Stated goal: Leaving the pictures out, print the lines from the first line of the listing through the line containing "const cutoffDay = 28", exactly as they read, and no others.

════

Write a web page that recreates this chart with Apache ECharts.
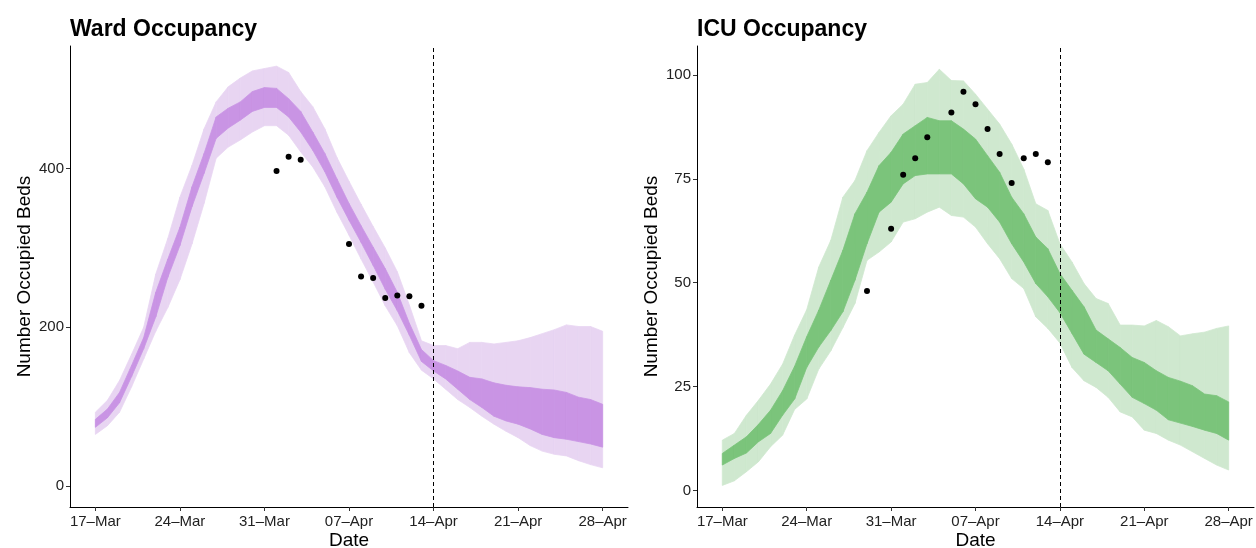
<!DOCTYPE html>
<html>
<head>
<meta charset="utf-8">
<script src="https://cdn.jsdelivr.net/npm/echarts@6/dist/echarts.min.js"></script>
<style>
  html, body { margin: 0; padding: 0; background: #fff; }
  #chart { width: 1256px; height: 548px; }
</style>
</head>
<body>
<div id="chart"></div>
<script>
// days since 17-Mar, tick labels every 7 days
const tickDays = [0, 7, 14, 21, 28, 35, 42]
const tickLabels = ['17–Mar', '24–Mar', '31–Mar', '07–Apr', '14–Apr', '21–Apr', '28–Apr']
const cutoffDay = 28

// ward occupancy bands (17-Mar .. 28-Apr, daily)
const wardLo95 = [65, 76, 93, 125, 160, 195, 225, 260, 305, 356, 413, 427, 436, 446, 454, 454, 442, 421, 402, 377, 345, 316, 286, 257, 227, 202, 168, 146, 135, 122, 109, 99, 88, 78, 69, 61, 51, 44, 40, 38, 32, 27, 23]
const wardLo50 = [74, 86, 105, 138, 173, 213, 263, 303, 352, 394, 438, 451, 461, 472, 477, 477, 465, 446, 423, 396, 364, 335, 307, 278, 248, 221, 190, 157, 145, 135, 122, 109, 99, 88, 82, 78, 72, 65, 61, 59, 56, 53, 49]
const wardHi50 = [84, 97, 118, 152, 187, 244, 286, 326, 377, 419, 465, 476, 484, 497, 502, 501, 488, 472, 446, 419, 387, 356, 328, 301, 274, 244, 205, 172, 158, 152, 145, 137, 135, 130, 127, 125, 124, 122, 121, 118, 112, 109, 103]
const wardHi95 = [93, 108, 133, 166, 200, 267, 312, 364, 404, 450, 484, 503, 514, 523, 526, 529, 521, 497, 478, 450, 414, 384, 355, 327, 300, 270, 228, 183, 177, 177, 173, 181, 181, 179, 181, 183, 187, 192, 197, 203, 201, 201, 195]
const wardObsDay = [15, 16, 17, 21, 22, 23, 24, 25, 26, 27]
const wardObs = [397, 415, 411, 305, 264, 262, 237, 240, 239, 227]

// ICU occupancy bands
const icuLo95 = [1.2, 2.3, 4.5, 6.9, 10.5, 13.3, 19.5, 22.0, 29.2, 33.6, 39.2, 45.0, 55.4, 57.4, 59.8, 64.6, 65.4, 67.0, 68.2, 66.2, 65.8, 63.4, 59.4, 55.8, 51.0, 48.6, 41.8, 39.0, 35.5, 29.6, 26.4, 24.8, 22.4, 18.9, 17.7, 14.5, 13.7, 12.1, 10.9, 9.3, 7.7, 6.1, 4.9]
const icuLo50 = [6.1, 7.7, 9.0, 11.7, 13.7, 18.1, 22.0, 29.6, 34.5, 38.5, 43.0, 50.6, 59.4, 67.0, 69.4, 73.8, 75.8, 76.2, 76.2, 76.2, 73.8, 70.2, 68.2, 64.6, 59.4, 55.0, 49.8, 46.6, 42.8, 37.8, 32.8, 30.8, 28.8, 25.6, 22.4, 20.9, 19.3, 17.0, 16.2, 15.4, 14.5, 13.7, 12.1]
const icuHi50 = [8.9, 10.9, 12.9, 15.9, 19.3, 24.0, 29.9, 37.0, 43.4, 50.6, 57.8, 66.6, 71.8, 78.2, 81.4, 85.8, 87.8, 89.8, 89.0, 89.0, 87.0, 84.6, 80.6, 76.6, 70.6, 66.6, 61.0, 58.2, 52.2, 48.2, 44.2, 38.6, 36.5, 34.4, 32.0, 30.8, 28.8, 27.2, 26.3, 25.2, 23.2, 22.8, 21.3]
const icuHi95 = [12.1, 13.7, 18.1, 21.7, 25.6, 30.4, 37.4, 43.5, 53.8, 60.2, 70.6, 74.6, 81.8, 86.2, 90.2, 93.0, 97.8, 98.2, 101.4, 98.7, 98.6, 95.4, 91.8, 88.2, 83.4, 77.4, 69.0, 67.4, 59.4, 55.0, 49.8, 46.2, 45.0, 39.8, 39.8, 39.6, 40.9, 39.4, 37.2, 37.7, 38.1, 39.0, 39.6]
const icuObsDay = [12, 14, 15, 16, 17, 19, 20, 21, 22, 23, 24, 25, 26, 27]
const icuObs = [48, 63, 76, 80, 85, 91, 96, 93, 87, 81, 74, 80, 81, 79]

const FONT = 'Liberation Sans, Arial, sans-serif'

// ribbon drawn as one quad per day step: [day, lo, hi, nextDay, nextLo, nextHi]
const ribbon = (idx, lo, hi, color) => ({
  type: 'custom', xAxisIndex: idx, yAxisIndex: idx, silent: true,
  data: lo.slice(0, -1).map((v, i) => [i, v, hi[i], i + 1, lo[i + 1], hi[i + 1]]),
  encode: { x: [0, 3], y: [1, 2, 4, 5] },
  renderItem: (params, api) => {
    const a = api.coord([api.value(0), api.value(1)])
    const b = api.coord([api.value(3), api.value(4)])
    const c = api.coord([api.value(3), api.value(5)])
    const d = api.coord([api.value(0), api.value(2)])
    return {
      type: 'polygon',
      shape: { points: [a, b, c, d] },
      style: { fill: color, stroke: color, lineWidth: 0.8 }
    }
  }
})

const xAxisFor = (idx) => ({
  type: 'value', gridIndex: idx, min: -2.1, max: 44.1,
  name: 'Date', nameLocation: 'middle', nameGap: 24, nameMoveOverlap: false,
  nameTextStyle: { fontFamily: FONT, fontSize: 19, color: '#000' },
  axisLine: { show: true, onZero: false, lineStyle: { color: '#000', width: 1 } },
  axisTick: { show: true, length: 4, customValues: tickDays, lineStyle: { color: '#333' } },
  axisLabel: {
    customValues: tickDays, margin: 7,
    fontFamily: FONT, fontSize: 15, color: '#222',
    formatter: (v) => tickLabels[tickDays.indexOf(v)]
  },
  splitLine: { show: false }
})

const yAxisFor = (idx, min, max, ticks) => ({
  type: 'value', gridIndex: idx, min: min, max: max,
  name: 'Number Occupied Beds', nameLocation: 'middle', nameGap: 36,
  nameTextStyle: { fontFamily: FONT, fontSize: 19, color: '#000' },
  axisLine: { show: true, onZero: false, lineStyle: { color: '#000', width: 1 } },
  axisTick: { show: true, length: 4, customValues: ticks, lineStyle: { color: '#333' } },
  axisLabel: { customValues: ticks, margin: 6, fontFamily: FONT, fontSize: 15, color: '#222' },
  splitLine: { show: false }
})

const dots = (idx, xs, ys) => ({
  type: 'scatter', xAxisIndex: idx, yAxisIndex: idx,
  data: xs.map((d, i) => [d, ys[i]]),
  symbolSize: 6, itemStyle: { color: '#000', opacity: 1 }, z: 5,
  markLine: {
    silent: true, symbol: 'none', label: { show: false },
    lineStyle: { color: '#000', type: [4, 3], width: 1 },
    data: [{ xAxis: cutoffDay }]
  }
})

const chart = echarts.init(document.getElementById('chart'))

chart.setOption({
  animation: false,
  title: [
    { text: 'Ward Occupancy', left: 65, top: 13,
      textStyle: { fontFamily: FONT, fontSize: 23, fontWeight: 'bold', color: '#000' } },
    { text: 'ICU Occupancy', left: 692, top: 13,
      textStyle: { fontFamily: FONT, fontSize: 23, fontWeight: 'bold', color: '#000' } }
  ],
  grid: [
    { left: 70, right: 628, top: 46, bottom: 41, outerBoundsMode: 'none' },
    { left: 697, right: 2, top: 46, bottom: 41, outerBoundsMode: 'none' }
  ],
  xAxis: [xAxisFor(0), xAxisFor(1)],
  yAxis: [
    yAxisFor(0, -26.4, 554.4, [0, 200, 400]),
    yAxisFor(1, -4, 107, [0, 25, 50, 75, 100])
  ],
  series: [
    ribbon(0, wardLo95, wardHi95, '#e8d5f2'),
    ribbon(0, wardLo50, wardHi50, '#c994e4'),
    dots(0, wardObsDay, wardObs),
    ribbon(1, icuLo95, icuHi95, '#cfe8cf'),
    ribbon(1, icuLo50, icuHi50, '#7bc47b'),
    dots(1, icuObsDay, icuObs)
  ]
})
</script>
</body>
</html>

════

Answer for this exercise:
Write a web page that recreates this chart with Apache ECharts.
<!DOCTYPE html>
<html>
<head>
<meta charset="utf-8">
<script src="https://cdn.jsdelivr.net/npm/echarts@6/dist/echarts.min.js"></script>
<style>
  html, body { margin: 0; padding: 0; background: #fff; }
  #chart { width: 1256px; height: 548px; }
</style>
</head>
<body>
<div id="chart"></div>
<script>
// days since 17-Mar, tick labels every 7 days
const tickDays = [0, 7, 14, 21, 28, 35, 42]
const tickLabels = ['17–Mar', '24–Mar', '31–Mar', '07–Apr', '14–Apr', '21–Apr', '28–Apr']
const cutoffDay = 28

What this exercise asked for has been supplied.